More graduates take low skilled jobs - a fifth still unemployed
31 replies, posted
[QUOTE=KorJax;35024955]Honestly you should never get an Art Degree with the expectation that you'll be getting an art job. Art degrees are excellent however for "related" fields that you already practice and are experienced in your own time.
Such as, if you model, an art degree is useful if you can't afford a private school speciifcally for modeling and such. Not only will you learn relevant knowledge that will make your personal practice better, but you'll get a degree that is directly relevant to your knowledge.
A graphic design degree is the same. If you love doing graphic design on your own, freelance/volunteer design work, etc but your school doesn't have a design department, an art degree is extremely useful at developing your skills even better and will give you an artistic edge (both in skill and qualifications) over other designers looking for freelance work or studio jobs. A nice chunk of my design teachers had art degrees for example.

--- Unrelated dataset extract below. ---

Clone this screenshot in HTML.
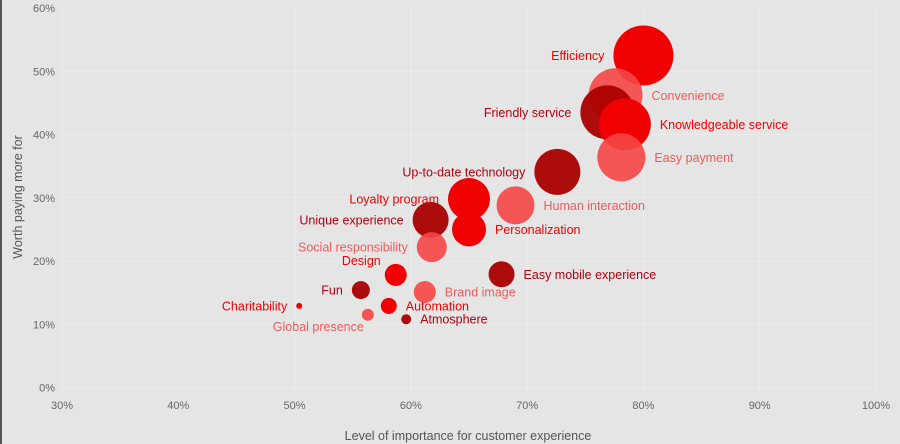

But for actually doing traditional art as your carreer? You'll almost never find a job. The closest thing you can expect would be to get a job as a concept artist, but even then those are mostly seasonal/contracted positions, and those are still digital focused. If you are someone who is a traditional artist only, you should only get a degree in art if you have a lot of money to blow, want to enrich your life/skills from that field, and already are set job-wise with something else. It's a nice "supplimentary" degree for those who love art. Part of the reason why you'll almost always have someone older (30's-40's) in your art classes.[/QUOTE]
Anyone that thinks you can have a job as a tradition artist is a bit misguided, as you said, and I'm just repeating what you said but yeah - you don't study art to do tradition art, but there are still loads of jobs you can do, even at a stretch an architectural designer or something along those lines.
I'm telling you guys, student loans are the next big financial crisis. $15 an hour can not repay $50,000 in student loan debt.